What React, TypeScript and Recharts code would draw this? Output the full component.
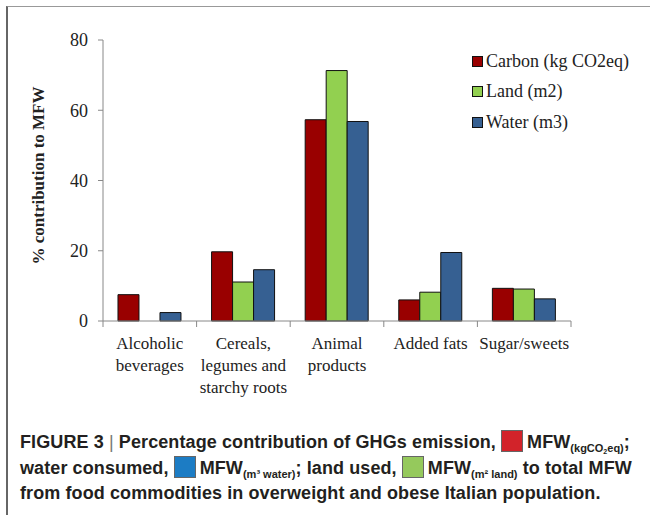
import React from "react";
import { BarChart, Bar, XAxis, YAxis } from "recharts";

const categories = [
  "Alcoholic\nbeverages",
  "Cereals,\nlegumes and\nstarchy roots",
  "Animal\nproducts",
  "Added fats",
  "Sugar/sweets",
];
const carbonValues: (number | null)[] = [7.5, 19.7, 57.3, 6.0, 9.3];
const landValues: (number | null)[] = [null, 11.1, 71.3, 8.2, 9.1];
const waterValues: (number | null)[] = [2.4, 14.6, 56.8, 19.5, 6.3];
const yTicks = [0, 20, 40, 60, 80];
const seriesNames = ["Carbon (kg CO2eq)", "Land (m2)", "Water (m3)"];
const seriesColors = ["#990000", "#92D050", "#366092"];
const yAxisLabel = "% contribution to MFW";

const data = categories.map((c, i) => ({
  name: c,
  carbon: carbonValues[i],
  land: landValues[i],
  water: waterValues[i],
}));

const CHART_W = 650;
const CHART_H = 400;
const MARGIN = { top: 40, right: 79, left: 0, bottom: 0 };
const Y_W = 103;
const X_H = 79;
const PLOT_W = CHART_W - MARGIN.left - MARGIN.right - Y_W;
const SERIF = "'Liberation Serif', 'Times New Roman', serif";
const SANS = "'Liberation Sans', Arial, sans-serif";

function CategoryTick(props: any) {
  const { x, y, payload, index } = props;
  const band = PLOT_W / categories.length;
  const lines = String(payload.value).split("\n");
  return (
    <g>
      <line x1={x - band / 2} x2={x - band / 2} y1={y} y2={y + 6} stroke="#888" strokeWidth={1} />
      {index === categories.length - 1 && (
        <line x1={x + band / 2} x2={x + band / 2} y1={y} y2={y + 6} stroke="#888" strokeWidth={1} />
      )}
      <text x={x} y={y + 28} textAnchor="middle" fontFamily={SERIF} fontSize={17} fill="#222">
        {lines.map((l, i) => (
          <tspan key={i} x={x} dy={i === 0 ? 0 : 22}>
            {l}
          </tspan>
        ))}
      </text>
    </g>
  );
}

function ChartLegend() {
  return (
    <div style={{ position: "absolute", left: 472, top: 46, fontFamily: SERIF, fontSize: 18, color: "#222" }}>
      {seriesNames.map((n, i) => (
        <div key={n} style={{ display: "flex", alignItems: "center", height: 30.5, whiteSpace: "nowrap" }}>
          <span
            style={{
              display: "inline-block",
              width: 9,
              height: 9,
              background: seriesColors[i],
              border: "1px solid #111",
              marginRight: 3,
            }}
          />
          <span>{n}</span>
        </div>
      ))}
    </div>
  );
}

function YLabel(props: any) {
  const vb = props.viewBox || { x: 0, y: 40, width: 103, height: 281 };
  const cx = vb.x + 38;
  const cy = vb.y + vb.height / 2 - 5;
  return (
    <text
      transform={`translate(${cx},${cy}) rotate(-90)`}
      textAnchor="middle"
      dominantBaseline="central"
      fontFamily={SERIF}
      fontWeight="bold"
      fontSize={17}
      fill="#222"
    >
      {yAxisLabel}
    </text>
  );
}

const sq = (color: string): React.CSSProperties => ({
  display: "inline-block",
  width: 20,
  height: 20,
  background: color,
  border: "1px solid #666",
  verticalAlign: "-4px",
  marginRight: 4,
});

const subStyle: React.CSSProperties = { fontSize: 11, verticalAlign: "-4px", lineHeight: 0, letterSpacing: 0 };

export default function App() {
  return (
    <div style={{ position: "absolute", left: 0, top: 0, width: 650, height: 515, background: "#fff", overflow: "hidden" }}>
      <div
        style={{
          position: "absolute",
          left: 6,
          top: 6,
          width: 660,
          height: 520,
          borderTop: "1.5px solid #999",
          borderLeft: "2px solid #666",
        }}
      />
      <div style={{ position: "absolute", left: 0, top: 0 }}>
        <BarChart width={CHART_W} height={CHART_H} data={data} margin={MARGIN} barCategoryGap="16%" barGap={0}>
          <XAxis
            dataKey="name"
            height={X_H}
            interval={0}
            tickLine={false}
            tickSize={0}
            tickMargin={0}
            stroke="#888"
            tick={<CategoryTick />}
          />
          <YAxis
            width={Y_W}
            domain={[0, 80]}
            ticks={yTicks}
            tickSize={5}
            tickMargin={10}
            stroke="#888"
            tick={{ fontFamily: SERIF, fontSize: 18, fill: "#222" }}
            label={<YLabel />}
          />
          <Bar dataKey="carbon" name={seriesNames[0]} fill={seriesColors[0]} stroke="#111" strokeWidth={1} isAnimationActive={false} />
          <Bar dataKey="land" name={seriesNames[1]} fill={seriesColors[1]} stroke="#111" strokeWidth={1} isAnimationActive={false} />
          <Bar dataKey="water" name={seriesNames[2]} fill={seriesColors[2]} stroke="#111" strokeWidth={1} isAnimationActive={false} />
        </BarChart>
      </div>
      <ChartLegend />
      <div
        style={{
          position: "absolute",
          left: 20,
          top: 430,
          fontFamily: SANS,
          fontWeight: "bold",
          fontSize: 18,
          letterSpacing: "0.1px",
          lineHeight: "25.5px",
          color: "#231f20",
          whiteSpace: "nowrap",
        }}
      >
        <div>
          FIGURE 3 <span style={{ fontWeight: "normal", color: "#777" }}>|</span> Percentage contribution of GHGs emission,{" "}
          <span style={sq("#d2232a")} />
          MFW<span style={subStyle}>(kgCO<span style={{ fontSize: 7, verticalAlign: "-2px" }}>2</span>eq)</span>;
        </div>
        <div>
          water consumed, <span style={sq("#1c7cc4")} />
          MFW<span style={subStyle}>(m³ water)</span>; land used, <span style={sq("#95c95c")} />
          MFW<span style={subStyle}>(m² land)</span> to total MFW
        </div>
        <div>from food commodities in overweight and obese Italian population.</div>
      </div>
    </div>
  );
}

◆ What is being asked
Quote the material exactly. Pictures stay out.

◆ Task answer
What React, TypeScript and Recharts code would draw this? Output the full component.
import React from "react";
import { BarChart, Bar, XAxis, YAxis } from "recharts";

const categories = [
  "Alcoholic\nbeverages",
  "Cereals,\nlegumes and\nstarchy roots",
  "Animal\nproducts",
  "Added fats",
  "Sugar/sweets",
];
const carbonValues: (number | null)[] = [7.5, 19.7, 57.3, 6.0, 9.3];
const landValues: (number | null)[] = [null, 11.1, 71.3, 8.2, 9.1];
const waterValues: (number | null)[] = [2.4, 14.6, 56.8, 19.5, 6.3];
const yTicks = [0, 20, 40, 60, 80];
const seriesNames = ["Carbon (kg CO2eq)", "Land (m2)", "Water (m3)"];
const seriesColors = ["#990000", "#92D050", "#366092"];
const yAxisLabel = "% contribution to MFW";

const data = categories.map((c, i) => ({
  name: c,
  carbon: carbonValues[i],
  land: landValues[i],
  water: waterValues[i],
}));

const CHART_W = 650;
const CHART_H = 400;
const MARGIN = { top: 40, right: 79, left: 0, bottom: 0 };
const Y_W = 103;
const X_H = 79;
const PLOT_W = CHART_W - MARGIN.left - MARGIN.right - Y_W;
const SERIF = "'Liberation Serif', 'Times New Roman', serif";
const SANS = "'Liberation Sans', Arial, sans-serif";

function CategoryTick(props: any) {
  const { x, y, payload, index } = props;
  const band = PLOT_W / categories.length;
  const lines = String(payload.value).split("\n");
  return (
    <g>
      <line x1={x - band / 2} x2={x - band / 2} y1={y} y2={y + 6} stroke="#888" strokeWidth={1} />
      {index === categories.length - 1 && (
        <line x1={x + band / 2} x2={x + band / 2} y1={y} y2={y + 6} stroke="#888" strokeWidth={1} />
      )}
      <text x={x} y={y + 28} textAnchor="middle" fontFamily={SERIF} fontSize={17} fill="#222">
        {lines.map((l, i) => (
          <tspan key={i} x={x} dy={i === 0 ? 0 : 22}>
            {l}
          </tspan>
        ))}
      </text>
    </g>
  );
}

function ChartLegend() {
  return (
    <div style={{ position: "absolute", left: 472, top: 46, fontFamily: SERIF, fontSize: 18, color: "#222" }}>
      {seriesNames.map((n, i) => (
        <div key={n} style={{ display: "flex", alignItems: "center", height: 30.5, whiteSpace: "nowrap" }}>
          <span
            style={{
              display: "inline-block",
              width: 9,
              height: 9,
              background: seriesColors[i],
              border: "1px solid #111",
              marginRight: 3,
            }}
          />
          <span>{n}</span>
        </div>
      ))}
    </div>
  );
}

function YLabel(props: any) {
  const vb = props.viewBox || { x: 0, y: 40, width: 103, height: 281 };
  const cx = vb.x + 38;
  const cy = vb.y + vb.height / 2 - 5;
  return (
    <text
      transform={`translate(${cx},${cy}) rotate(-90)`}
      textAnchor="middle"
      dominantBaseline="central"
      fontFamily={SERIF}
      fontWeight="bold"
      fontSize={17}
      fill="#222"
    >
      {yAxisLabel}
    </text>
  );
}

const sq = (color: string): React.CSSProperties => ({
  display: "inline-block",
  width: 20,
  height: 20,
  background: color,
  border: "1px solid #666",
  verticalAlign: "-4px",
  marginRight: 4,
});

const subStyle: React.CSSProperties = { fontSize: 11, verticalAlign: "-4px", lineHeight: 0, letterSpacing: 0 };

export default function App() {
  return (
    <div style={{ position: "absolute", left: 0, top: 0, width: 650, height: 515, background: "#fff", overflow: "hidden" }}>
      <div
        style={{
          position: "absolute",
          left: 6,
          top: 6,
          width: 660,
          height: 520,
          borderTop: "1.5px solid #999",
          borderLeft: "2px solid #666",
        }}
      />
      <div style={{ position: "absolute", left: 0, top: 0 }}>
        <BarChart width={CHART_W} height={CHART_H} data={data} margin={MARGIN} barCategoryGap="16%" barGap={0}>
          <XAxis
            dataKey="name"
            height={X_H}
            interval={0}
            tickLine={false}
            tickSize={0}
            tickMargin={0}
            stroke="#888"
            tick={<CategoryTick />}
          />
          <YAxis
            width={Y_W}
            domain={[0, 80]}
            ticks={yTicks}
            tickSize={5}
            tickMargin={10}
            stroke="#888"
            tick={{ fontFamily: SERIF, fontSize: 18, fill: "#222" }}
            label={<YLabel />}
          />
          <Bar dataKey="carbon" name={seriesNames[0]} fill={seriesColors[0]} stroke="#111" strokeWidth={1} isAnimationActive={false} />
          <Bar dataKey="land" name={seriesNames[1]} fill={seriesColors[1]} stroke="#111" strokeWidth={1} isAnimationActive={false} />
          <Bar dataKey="water" name={seriesNames[2]} fill={seriesColors[2]} stroke="#111" strokeWidth={1} isAnimationActive={false} />
        </BarChart>
      </div>
      <ChartLegend />
      <div
        style={{
          position: "absolute",
          left: 20,
          top: 430,
          fontFamily: SANS,
          fontWeight: "bold",
          fontSize: 18,
          letterSpacing: "0.1px",
          lineHeight: "25.5px",
          color: "#231f20",
          whiteSpace: "nowrap",
        }}
      >
        <div>
          FIGURE 3 <span style={{ fontWeight: "normal", color: "#777" }}>|</span> Percentage contribution of GHGs emission,{" "}
          <span style={sq("#d2232a")} />
          MFW<span style={subStyle}>(kgCO<span style={{ fontSize: 7, verticalAlign: "-2px" }}>2</span>eq)</span>;
        </div>
        <div>
          water consumed, <span style={sq("#1c7cc4")} />
          MFW<span style={subStyle}>(m³ water)</span>; land used, <span style={sq("#95c95c")} />
          MFW<span style={subStyle}>(m² land)</span> to total MFW
        </div>
        <div>from food commodities in overweight and obese Italian population.</div>
      </div>
    </div>
  );
}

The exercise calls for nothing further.